• _What is required_:
Exactly reproduce the lines that run from the one containing "Write the D3.js code for this chart." through the one containing "var yTicks = [0, 2, 4, 6, 8, 10];", ends included, with no pictures.

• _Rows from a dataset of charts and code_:
========

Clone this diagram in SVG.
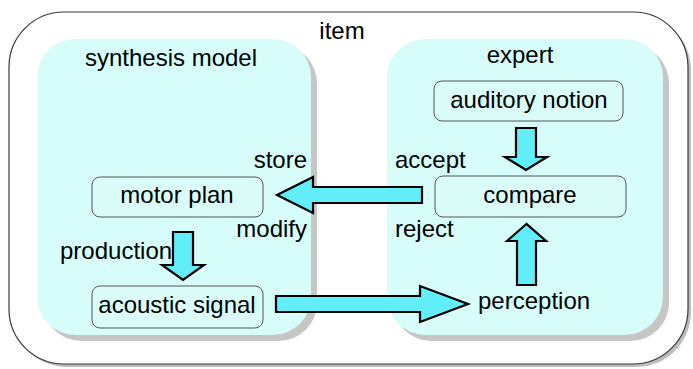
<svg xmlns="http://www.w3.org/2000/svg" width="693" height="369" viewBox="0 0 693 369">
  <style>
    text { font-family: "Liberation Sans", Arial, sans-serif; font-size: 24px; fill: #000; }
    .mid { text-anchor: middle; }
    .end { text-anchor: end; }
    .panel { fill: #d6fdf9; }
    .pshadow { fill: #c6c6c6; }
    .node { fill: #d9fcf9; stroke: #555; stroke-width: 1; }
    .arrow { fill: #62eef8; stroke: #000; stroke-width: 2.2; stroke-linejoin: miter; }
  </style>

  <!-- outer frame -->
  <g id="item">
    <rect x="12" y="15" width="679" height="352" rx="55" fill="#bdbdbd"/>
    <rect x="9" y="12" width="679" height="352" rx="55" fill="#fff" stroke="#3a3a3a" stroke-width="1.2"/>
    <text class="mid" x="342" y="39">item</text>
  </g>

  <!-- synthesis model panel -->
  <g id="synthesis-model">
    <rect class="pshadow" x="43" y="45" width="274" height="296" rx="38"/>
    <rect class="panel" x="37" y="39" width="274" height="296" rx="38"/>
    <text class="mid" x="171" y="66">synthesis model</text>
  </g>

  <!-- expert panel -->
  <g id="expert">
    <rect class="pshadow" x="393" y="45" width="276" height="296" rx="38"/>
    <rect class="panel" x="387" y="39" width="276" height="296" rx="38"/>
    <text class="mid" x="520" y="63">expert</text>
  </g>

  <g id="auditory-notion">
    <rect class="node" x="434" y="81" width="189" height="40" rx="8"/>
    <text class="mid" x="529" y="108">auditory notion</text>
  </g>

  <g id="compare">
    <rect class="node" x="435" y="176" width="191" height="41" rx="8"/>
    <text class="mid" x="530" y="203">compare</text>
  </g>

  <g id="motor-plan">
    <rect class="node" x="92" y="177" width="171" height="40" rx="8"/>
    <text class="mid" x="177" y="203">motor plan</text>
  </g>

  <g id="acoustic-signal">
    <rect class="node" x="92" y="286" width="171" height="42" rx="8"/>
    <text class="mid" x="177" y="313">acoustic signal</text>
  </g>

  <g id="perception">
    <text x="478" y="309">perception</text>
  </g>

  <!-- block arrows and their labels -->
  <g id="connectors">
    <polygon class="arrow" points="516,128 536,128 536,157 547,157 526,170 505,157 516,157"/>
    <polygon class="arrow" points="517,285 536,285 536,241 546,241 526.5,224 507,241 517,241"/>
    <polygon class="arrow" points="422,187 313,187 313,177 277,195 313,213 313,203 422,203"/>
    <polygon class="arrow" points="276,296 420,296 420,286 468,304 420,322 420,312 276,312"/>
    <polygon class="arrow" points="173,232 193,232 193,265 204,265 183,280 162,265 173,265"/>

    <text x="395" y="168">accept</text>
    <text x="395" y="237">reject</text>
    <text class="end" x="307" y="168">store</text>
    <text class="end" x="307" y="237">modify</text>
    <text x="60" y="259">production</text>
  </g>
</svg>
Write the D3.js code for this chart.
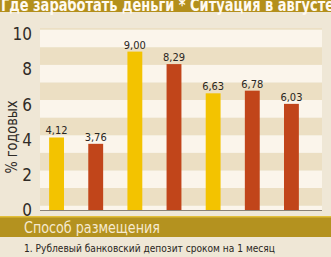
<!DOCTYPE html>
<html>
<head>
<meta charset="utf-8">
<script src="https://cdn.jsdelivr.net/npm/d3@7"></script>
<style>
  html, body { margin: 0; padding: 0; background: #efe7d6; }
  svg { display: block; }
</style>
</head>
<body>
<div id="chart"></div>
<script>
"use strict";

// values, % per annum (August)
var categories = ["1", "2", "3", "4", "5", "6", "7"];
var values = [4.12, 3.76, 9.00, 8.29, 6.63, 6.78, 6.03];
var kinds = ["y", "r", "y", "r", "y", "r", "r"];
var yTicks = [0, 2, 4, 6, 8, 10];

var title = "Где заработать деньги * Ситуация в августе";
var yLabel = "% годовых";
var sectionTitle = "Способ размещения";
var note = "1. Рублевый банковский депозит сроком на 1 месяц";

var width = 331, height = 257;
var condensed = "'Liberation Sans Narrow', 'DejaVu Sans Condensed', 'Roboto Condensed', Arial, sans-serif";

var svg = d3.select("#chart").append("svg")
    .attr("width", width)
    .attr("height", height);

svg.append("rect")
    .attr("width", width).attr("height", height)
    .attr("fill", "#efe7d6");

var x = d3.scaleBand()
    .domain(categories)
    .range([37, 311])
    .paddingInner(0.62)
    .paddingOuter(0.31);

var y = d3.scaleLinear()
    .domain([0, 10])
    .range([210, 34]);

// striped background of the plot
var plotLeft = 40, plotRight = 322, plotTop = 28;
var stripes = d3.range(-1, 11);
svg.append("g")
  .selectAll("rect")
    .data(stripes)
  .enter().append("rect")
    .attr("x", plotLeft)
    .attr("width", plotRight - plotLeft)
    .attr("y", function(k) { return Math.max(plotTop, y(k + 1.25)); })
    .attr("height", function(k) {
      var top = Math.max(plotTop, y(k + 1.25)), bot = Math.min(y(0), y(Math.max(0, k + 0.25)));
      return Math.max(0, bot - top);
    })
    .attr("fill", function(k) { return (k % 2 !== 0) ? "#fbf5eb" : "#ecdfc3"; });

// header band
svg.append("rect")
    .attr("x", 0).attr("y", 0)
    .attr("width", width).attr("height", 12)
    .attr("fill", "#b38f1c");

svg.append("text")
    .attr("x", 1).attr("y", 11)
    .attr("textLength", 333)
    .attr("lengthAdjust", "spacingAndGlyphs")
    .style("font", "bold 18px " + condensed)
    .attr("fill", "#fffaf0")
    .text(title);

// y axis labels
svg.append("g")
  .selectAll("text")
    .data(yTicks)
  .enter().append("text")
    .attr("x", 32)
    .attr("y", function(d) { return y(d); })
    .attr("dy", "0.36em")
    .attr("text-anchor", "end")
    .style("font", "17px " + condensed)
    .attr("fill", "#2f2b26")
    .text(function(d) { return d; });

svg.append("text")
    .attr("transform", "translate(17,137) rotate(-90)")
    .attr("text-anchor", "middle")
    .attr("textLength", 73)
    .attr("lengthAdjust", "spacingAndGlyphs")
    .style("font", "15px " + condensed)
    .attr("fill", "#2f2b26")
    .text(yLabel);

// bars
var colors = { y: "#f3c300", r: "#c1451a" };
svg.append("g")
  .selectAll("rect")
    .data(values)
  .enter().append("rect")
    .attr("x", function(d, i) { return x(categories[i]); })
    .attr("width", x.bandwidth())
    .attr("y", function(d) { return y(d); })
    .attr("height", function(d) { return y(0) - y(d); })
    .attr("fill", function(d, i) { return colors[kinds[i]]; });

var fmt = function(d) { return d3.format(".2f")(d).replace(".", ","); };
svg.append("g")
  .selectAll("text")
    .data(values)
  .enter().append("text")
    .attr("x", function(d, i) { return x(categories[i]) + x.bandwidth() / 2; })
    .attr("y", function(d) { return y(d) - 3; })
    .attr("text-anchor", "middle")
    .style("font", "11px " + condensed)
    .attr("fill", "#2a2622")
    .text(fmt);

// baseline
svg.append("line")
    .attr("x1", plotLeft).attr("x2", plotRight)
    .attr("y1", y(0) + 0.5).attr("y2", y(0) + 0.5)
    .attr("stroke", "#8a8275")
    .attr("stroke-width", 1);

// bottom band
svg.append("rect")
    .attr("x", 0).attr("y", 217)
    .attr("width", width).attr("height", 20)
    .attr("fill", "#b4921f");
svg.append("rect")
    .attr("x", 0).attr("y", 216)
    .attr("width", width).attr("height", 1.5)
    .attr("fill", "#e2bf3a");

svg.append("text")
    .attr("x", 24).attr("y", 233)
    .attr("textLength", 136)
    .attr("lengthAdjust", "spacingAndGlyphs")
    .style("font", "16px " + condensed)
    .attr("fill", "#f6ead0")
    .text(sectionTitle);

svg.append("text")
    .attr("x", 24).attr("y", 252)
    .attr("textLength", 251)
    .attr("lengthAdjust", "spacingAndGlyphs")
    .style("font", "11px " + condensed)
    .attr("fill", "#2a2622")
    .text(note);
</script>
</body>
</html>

========

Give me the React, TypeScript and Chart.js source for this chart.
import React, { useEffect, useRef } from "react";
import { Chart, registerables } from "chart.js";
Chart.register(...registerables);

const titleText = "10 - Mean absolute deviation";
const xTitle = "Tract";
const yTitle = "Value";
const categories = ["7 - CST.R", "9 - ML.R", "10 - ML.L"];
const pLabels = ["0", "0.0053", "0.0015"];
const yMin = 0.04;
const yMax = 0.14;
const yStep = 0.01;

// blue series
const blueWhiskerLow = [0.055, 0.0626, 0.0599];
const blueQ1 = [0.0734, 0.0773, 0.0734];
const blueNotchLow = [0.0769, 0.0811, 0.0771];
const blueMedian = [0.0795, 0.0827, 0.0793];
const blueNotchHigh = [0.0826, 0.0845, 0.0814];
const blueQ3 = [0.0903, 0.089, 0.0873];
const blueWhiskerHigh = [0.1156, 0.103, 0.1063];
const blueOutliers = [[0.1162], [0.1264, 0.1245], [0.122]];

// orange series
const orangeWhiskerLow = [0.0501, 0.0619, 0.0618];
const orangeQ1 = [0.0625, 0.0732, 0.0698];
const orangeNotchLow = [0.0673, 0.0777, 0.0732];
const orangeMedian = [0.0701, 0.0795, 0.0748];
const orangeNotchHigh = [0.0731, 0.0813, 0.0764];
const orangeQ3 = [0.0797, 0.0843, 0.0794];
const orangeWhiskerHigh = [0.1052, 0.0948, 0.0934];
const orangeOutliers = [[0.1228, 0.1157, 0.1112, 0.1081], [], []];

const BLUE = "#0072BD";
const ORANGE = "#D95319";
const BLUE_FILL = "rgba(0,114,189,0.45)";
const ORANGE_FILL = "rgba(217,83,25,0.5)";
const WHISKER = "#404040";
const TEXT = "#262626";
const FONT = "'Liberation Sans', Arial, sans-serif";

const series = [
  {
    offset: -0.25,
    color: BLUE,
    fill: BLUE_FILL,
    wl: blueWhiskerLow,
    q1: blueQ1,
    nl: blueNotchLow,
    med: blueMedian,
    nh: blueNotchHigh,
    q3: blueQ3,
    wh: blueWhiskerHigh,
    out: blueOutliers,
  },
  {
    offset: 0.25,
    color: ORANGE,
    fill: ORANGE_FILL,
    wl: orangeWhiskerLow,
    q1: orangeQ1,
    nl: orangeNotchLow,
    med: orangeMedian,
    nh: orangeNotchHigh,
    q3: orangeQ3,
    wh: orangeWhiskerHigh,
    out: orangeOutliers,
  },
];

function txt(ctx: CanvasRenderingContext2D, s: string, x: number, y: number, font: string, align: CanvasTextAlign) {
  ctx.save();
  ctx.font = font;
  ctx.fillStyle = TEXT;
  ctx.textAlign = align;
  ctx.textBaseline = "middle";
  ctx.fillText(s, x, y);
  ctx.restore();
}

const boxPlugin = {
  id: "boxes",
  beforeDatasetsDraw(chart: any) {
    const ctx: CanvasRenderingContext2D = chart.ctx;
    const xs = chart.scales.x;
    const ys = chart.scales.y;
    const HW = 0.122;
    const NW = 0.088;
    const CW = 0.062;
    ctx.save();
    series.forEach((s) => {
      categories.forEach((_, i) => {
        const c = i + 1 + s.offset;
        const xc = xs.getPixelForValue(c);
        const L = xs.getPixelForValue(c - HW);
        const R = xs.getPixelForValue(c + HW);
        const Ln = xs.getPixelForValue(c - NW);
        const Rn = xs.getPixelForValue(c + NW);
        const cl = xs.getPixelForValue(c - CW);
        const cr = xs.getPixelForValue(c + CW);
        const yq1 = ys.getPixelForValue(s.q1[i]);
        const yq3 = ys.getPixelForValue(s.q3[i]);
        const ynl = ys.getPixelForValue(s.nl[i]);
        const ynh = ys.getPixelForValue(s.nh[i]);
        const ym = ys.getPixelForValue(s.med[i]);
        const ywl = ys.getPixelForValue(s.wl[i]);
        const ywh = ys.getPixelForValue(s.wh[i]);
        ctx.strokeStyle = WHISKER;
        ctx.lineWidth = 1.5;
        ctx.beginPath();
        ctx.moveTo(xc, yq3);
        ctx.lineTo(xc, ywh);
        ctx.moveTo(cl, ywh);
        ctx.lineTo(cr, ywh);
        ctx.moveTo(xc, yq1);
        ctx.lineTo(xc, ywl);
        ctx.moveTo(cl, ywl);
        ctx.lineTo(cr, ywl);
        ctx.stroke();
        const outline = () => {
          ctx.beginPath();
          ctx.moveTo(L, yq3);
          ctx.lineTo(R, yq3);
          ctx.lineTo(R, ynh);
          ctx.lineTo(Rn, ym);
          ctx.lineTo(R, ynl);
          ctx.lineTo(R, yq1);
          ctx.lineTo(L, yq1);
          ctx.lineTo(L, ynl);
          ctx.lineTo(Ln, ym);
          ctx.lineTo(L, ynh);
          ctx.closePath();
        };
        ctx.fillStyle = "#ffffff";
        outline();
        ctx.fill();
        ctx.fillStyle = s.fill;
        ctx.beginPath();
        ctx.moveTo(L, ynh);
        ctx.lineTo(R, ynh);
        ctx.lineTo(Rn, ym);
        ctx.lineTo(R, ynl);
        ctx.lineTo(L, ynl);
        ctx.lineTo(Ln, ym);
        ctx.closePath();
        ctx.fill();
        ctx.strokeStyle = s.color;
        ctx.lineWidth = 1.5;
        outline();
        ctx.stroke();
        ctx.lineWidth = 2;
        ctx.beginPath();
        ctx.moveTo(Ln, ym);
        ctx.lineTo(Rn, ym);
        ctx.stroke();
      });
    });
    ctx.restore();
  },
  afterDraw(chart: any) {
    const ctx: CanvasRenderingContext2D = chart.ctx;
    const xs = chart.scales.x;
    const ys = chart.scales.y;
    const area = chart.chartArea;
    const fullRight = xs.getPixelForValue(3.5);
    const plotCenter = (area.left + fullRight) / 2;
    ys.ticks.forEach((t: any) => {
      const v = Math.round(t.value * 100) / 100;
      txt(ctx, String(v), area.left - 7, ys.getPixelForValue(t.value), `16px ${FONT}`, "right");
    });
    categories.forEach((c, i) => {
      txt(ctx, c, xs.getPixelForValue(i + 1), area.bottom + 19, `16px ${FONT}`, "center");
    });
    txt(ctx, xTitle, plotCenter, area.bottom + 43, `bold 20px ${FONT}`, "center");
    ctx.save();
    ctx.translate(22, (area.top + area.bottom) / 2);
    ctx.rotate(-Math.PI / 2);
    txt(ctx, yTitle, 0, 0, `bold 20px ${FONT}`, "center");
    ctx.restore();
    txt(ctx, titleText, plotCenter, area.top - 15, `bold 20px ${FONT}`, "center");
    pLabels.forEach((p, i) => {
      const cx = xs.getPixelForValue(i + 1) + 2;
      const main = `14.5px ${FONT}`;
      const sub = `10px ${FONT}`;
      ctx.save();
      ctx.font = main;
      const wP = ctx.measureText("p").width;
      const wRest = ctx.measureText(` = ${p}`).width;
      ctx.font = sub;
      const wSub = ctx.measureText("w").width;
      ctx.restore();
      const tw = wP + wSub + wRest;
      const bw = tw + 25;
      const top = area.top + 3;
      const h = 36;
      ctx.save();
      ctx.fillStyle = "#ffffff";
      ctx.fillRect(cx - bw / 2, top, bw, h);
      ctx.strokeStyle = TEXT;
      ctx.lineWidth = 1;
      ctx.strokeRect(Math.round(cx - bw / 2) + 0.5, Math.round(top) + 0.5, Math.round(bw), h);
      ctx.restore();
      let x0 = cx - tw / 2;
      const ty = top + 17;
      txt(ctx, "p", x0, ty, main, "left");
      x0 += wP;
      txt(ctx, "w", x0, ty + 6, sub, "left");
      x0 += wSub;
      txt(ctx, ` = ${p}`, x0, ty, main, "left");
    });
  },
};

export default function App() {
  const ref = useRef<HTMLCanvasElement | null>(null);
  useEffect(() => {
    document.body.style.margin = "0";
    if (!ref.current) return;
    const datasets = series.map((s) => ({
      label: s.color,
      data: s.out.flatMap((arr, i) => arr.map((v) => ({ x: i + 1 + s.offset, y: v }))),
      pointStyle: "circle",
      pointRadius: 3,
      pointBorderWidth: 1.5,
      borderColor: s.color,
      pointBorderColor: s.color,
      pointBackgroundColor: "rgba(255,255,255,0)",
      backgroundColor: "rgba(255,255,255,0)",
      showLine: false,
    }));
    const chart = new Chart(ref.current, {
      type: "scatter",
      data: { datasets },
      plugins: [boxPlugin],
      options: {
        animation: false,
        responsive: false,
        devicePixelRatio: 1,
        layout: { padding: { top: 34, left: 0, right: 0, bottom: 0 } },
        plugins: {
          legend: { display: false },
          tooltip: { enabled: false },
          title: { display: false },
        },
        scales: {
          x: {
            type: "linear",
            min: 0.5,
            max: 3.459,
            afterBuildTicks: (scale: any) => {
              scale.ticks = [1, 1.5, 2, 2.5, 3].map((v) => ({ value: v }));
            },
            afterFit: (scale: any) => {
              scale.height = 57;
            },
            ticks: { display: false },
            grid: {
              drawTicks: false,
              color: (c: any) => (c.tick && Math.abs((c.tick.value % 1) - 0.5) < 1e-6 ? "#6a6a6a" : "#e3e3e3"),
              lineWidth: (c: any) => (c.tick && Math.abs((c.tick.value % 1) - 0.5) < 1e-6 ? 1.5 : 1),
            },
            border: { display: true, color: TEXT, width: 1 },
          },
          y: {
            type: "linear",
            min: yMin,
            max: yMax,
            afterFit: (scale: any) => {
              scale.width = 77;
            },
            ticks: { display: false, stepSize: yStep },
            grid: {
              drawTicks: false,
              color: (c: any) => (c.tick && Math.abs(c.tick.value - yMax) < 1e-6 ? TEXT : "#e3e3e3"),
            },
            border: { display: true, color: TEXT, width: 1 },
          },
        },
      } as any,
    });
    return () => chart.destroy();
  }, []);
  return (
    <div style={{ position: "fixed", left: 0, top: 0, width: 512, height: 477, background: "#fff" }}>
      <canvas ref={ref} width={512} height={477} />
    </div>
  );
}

========

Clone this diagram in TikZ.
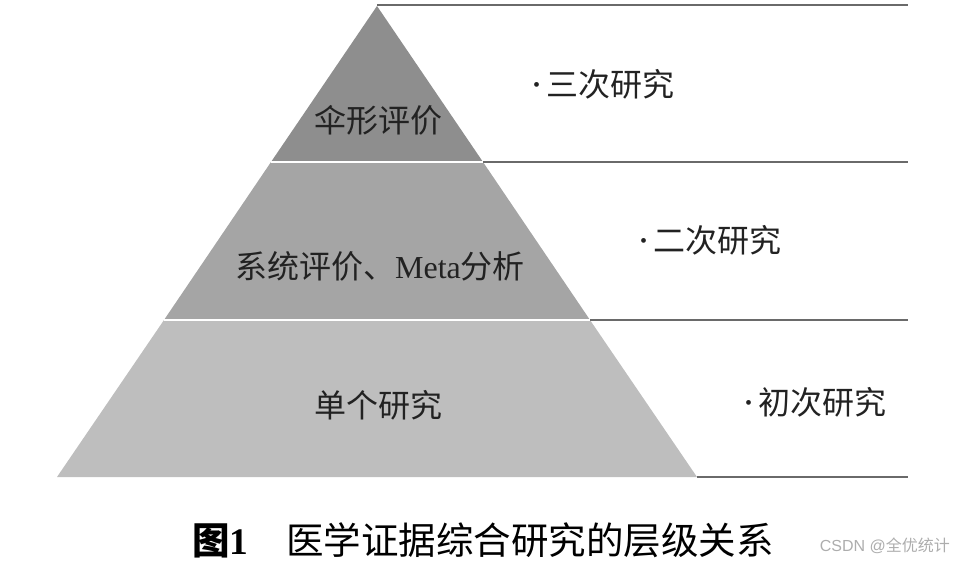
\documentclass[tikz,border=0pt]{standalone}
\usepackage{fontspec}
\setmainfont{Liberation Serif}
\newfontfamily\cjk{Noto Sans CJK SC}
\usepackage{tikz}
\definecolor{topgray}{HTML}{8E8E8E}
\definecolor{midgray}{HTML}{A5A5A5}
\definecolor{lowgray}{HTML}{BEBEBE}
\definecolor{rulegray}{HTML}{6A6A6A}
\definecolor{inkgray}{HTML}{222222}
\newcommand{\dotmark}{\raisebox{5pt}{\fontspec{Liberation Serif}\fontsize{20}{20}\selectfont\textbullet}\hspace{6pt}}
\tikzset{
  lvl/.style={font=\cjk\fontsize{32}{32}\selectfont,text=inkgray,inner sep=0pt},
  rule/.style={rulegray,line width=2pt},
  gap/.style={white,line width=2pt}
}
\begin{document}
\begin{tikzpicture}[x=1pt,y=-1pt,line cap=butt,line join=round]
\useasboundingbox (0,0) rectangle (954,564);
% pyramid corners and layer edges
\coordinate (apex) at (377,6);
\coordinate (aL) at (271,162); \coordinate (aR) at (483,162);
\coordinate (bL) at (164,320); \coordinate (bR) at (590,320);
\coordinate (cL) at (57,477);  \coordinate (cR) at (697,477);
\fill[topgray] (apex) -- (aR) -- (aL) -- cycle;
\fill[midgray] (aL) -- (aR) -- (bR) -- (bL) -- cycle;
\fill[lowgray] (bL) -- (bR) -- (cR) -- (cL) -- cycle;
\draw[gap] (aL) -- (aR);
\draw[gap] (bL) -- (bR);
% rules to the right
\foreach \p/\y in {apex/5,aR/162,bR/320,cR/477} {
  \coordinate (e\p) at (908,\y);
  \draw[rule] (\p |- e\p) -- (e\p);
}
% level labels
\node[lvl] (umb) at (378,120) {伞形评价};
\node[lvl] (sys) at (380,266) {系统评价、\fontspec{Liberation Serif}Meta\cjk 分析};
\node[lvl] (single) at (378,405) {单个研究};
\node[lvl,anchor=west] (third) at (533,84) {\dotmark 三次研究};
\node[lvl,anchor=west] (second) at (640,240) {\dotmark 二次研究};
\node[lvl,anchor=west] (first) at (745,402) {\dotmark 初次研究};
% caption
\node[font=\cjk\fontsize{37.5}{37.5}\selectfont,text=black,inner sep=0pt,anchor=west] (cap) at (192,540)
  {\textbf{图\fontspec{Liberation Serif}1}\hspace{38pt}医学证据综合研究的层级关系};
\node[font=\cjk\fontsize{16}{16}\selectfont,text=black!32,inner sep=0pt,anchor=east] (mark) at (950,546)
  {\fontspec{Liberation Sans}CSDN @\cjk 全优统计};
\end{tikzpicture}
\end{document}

========

• _Solution to this exercise_:
Write the D3.js code for this chart.
<!DOCTYPE html>
<html>
<head>
<meta charset="utf-8">
<script src="https://cdn.jsdelivr.net/npm/d3@7"></script>
<style>
  html, body { margin: 0; padding: 0; background: #efe7d6; }
  svg { display: block; }
</style>
</head>
<body>
<div id="chart"></div>
<script>
"use strict";

// values, % per annum (August)
var categories = ["1", "2", "3", "4", "5", "6", "7"];
var values = [4.12, 3.76, 9.00, 8.29, 6.63, 6.78, 6.03];
var kinds = ["y", "r", "y", "r", "y", "r", "r"];
var yTicks = [0, 2, 4, 6, 8, 10];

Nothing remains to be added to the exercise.